You, Your Mammogram, Your Doctors, Your Life

Posted August 12, 2011 in Home, Patient Safety, Uncategorized

American College of Obstetricians and Gynecologists (ACOG)

The American College of Obstetricians and Gynecologists is Looking Out For You

Doctors are once again at odds with the government, but this time it has less to do with Obamacare, and everything to do with saving lives, possibly yours.

Mammograms Save Lives

We all know that Mammograms save lives. National Cancer Institute data show the US breast cancer death rate, previously unchanged for 50 years, has dropped 37 percent since mammograms became widespread in 1990. The US Preventive Services Task Force (USPST); however, doesn’t seem to get it.

Early Detection is Key

While a mammogram doesn’t treat breast cancer, it is the key to the early detection of breast cancer. Another key is routine monthly self-examinations. The combination is an effective way to detect breast cancer in its early stage. The earlier breast cancer is detected, the better the chance that treatment will lead to a cure.

Cure rates are greater than 90% for breast cancers detected early. Earlier detection means smaller tumors. Smaller breast cancers spread less often and are removed more easily. On the other hand, if breast cancer is discovery after it has left the breast, treatments rapidly become more complex and are dramatically less effective.

Doctors Fight Back For Their Patients

The American College of Obstetricians and Gynecologists (ACOG) recently issued new guidelines, joining a long list of physician lead professional societies strengthening the stand that early mammography saves lives. The new ACOG recommendations call for mammograms more frequently than the previous ACOG guidelines. The previous guidelines recommended mammography every one to two years beginning at age 40, and then annual mammograms after age 50. The new guidelines recommend:

  • Mammography yearly beginning at age 40
  • Monthly self-exams for women at high risk for breast cancer

The ACOG recommendations are in alignment with the American College of Radiology and Society of Breast Imaging recommendations, and both conflict with the government’s USPST recommendations of delaying mammography until age 50.
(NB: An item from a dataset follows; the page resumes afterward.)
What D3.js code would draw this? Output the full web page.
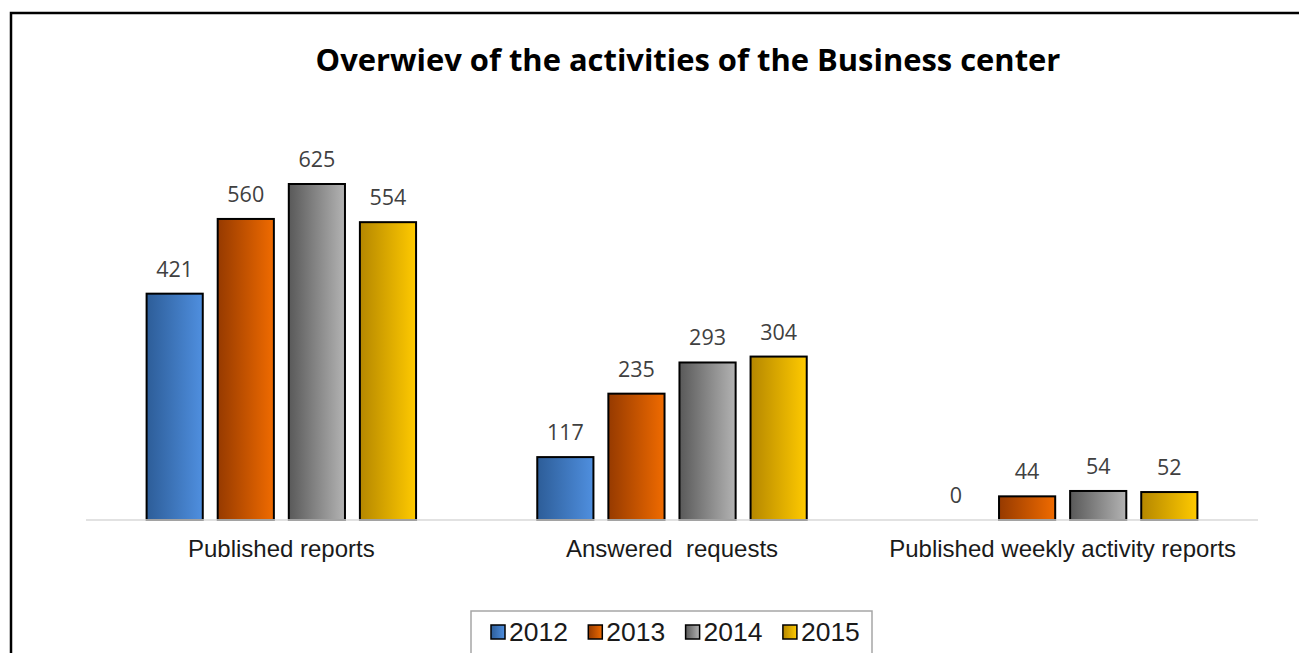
<!DOCTYPE html>
<html><head><meta charset="utf-8">
<script src="https://cdn.jsdelivr.net/npm/d3@7"></script>
<style>body{margin:0;background:#fff}svg{display:block}</style>
</head><body>
<svg id="chart" width="1299" height="653"></svg>
<script>
const categories = ["Published reports", "Answered  requests", "Published weekly activity reports"];
const years = ["2012", "2013", "2014", "2015"];
const values2012 = [421, 117, 0];
const values2013 = [560, 235, 44];
const values2014 = [625, 293, 54];
const values2015 = [554, 304, 52];
const seriesValues = [values2012, values2013, values2014, values2015];
const gradStops = [["#2d5d98", "#4f8fdf"], ["#963a00", "#f06b00"], ["#595959", "#b3b3b3"], ["#b58700", "#ffca00"]];
const title = "Overwiev of the activities of the Business center";

const svg = d3.select("#chart");
const defs = svg.append("defs");
years.forEach((y, i) => {
  const g = defs.append("linearGradient").attr("id", "g" + i).attr("x1", "0").attr("x2", "1").attr("y1", "0").attr("y2", "0");
  g.append("stop").attr("offset", "0").attr("stop-color", gradStops[i][0]);
  g.append("stop").attr("offset", "1").attr("stop-color", gradStops[i][1]);
});

// frame
svg.append("path").attr("d", "M11,653 V13 H1299").attr("fill", "none").attr("stroke", "#000").attr("stroke-width", 2.5);

const x0 = d3.scaleBand().domain(categories).range([86, 1258]).padding(0);
const x1 = d3.scaleBand().domain(years).range([60.6, x0.bandwidth() - 60.6]).paddingInner(0.21).paddingOuter(0);
const y = d3.scaleLinear().domain([0, 700]).range([520, 520 - 700 * 0.5376]);

const data = [];
categories.forEach((c, ci) => years.forEach((yr, yi) => data.push({c, yi, yr, v: seriesValues[yi][ci]})));

svg.append("g").selectAll("rect").data(data.filter(d => d.v > 0)).join("rect")
  .attr("x", d => x0(d.c) + x1(d.yr))
  .attr("y", d => y(d.v))
  .attr("width", x1.bandwidth())
  .attr("height", d => y(0) - y(d.v))
  .attr("fill", d => `url(#g${d.yi})`)
  .attr("stroke", "#000").attr("stroke-width", 2);

svg.append("line").attr("x1", 86).attr("x2", 1258).attr("y1", y(0)).attr("y2", y(0)).attr("stroke", "#d9d9d9").attr("stroke-width", 1.5);

svg.append("g").selectAll("text").data(data).join("text")
  .attr("x", d => x0(d.c) + x1(d.yr) + x1.bandwidth() / 2)
  .attr("y", d => y(d.v) - 17)
  .attr("text-anchor", "middle")
  .attr("font-family", "Open Sans, sans-serif").attr("font-size", 21.5).attr("fill", "#404040")
  .text(d => d.v);

svg.append("g").selectAll("text").data(categories).join("text")
  .attr("x", d => x0(d) + x0.bandwidth() / 2)
  .attr("y", 557)
  .attr("text-anchor", "middle").style("white-space", "pre")
  .attr("font-family", "Liberation Sans, Arial, sans-serif").attr("font-size", 24).attr("fill", "#1a1a1a")
  .text(d => d);

const t = svg.append("text").attr("x", 688).attr("y", 71).attr("text-anchor", "middle")
  .attr("font-family", "Open Sans, sans-serif").attr("font-weight", "bold").attr("font-size", 30).attr("fill", "#000")
  .text(title);
const tw = t.node().getComputedTextLength();
t.attr("font-size", 30 * 745 / tw);

// legend
const lg = svg.append("g");
lg.append("rect").attr("x", 471).attr("y", 611).attr("width", 401).attr("height", 45).attr("fill", "#fff").attr("stroke", "#a6a6a6").attr("stroke-width", 1.5);
const li = lg.selectAll("g").data(years).join("g").attr("transform", (d, i) => `translate(${491 + i * 97.3},0)`);
li.append("rect").attr("x", 0).attr("y", 625).attr("width", 14).attr("height", 14)
  .attr("fill", (d, i) => `url(#g${i})`).attr("stroke", "#000").attr("stroke-width", 1.5);
li.append("text").attr("x", 18).attr("y", 641).attr("font-family", "Liberation Sans, Arial, sans-serif").attr("font-size", 26.5).attr("fill", "#1a1a1a").text(d => d);
</script>
</body></html>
US Preventive Services Task Force (USPST) Recommendations Deemed Unacceptable

When the USPST recommended against routine mammography for women younger than 50-years-old, it was in direct opposition to the current standard of care. The Major Medical Organizations in the US where at first shocked and then adamantly vocal in their opposition. The recommendation would mean less money spent on mammograms upfront; however, the “savings” would be lost later in trying to treat larger tumors that are more likely to have spread. The ultimate cost; however, would be measured in lives not saved.

Thank you ACOG

Thank you to the American College of Obstetricians and Gynecologists for joining the long list of professional medical organizations, including the American Society or Plastic Surgeons, who disagree with the government’s suggestion to wait until age 50.

USPST WT?

When the American College of Radiology and Society of Breast Imaging made it’s recommendation that mammography should start at age 40, they used the USPST’s own data against them. After careful review, the USPST’s data did not support the recommendation of delaying mammography until age 50. I applaud the efforts made by organized medicine to bring this information to light. How this remains outside the main stream media is puzzling. With major health care “reforms” underway, this is an excellent topic for an investigative report, and early mammography will certainly save more lives than knowing where Casey Anthony is hiding.

You Are Worth It

Mammography, while not pleasant, is an effective screening tool. With 80% of breast cancer occurring in women without a family history, it is important for every woman to have access to the exam. If the government recommends delaying mammography a decade, the next step will be to stop paying for it. If government programs stop paying for the service, all insurance companies will follow.

Mammography allows us to detect and control the spread of breast cancer. If we allow a guideline delaying mammography to become law, it will be much more difficult for your doctor to order this simple, lifesaving test. If the USPST gets its way, unless you are willing (and able) to pay for your own yearly mammograms, you won’t be getting them. Your government may not think it is worth the documented reduction in breast cancer deaths, but your doctors do.

Please support your doctors in their efforts. We strive to practice effective medicine and protect our patients. The Hippocratic Oath mandates that we doctors do no harm. The USPST mandate delaying mammography until after age 50 would do harm, and allowing the recommendation to go forward unchallenged, would be just as harmful.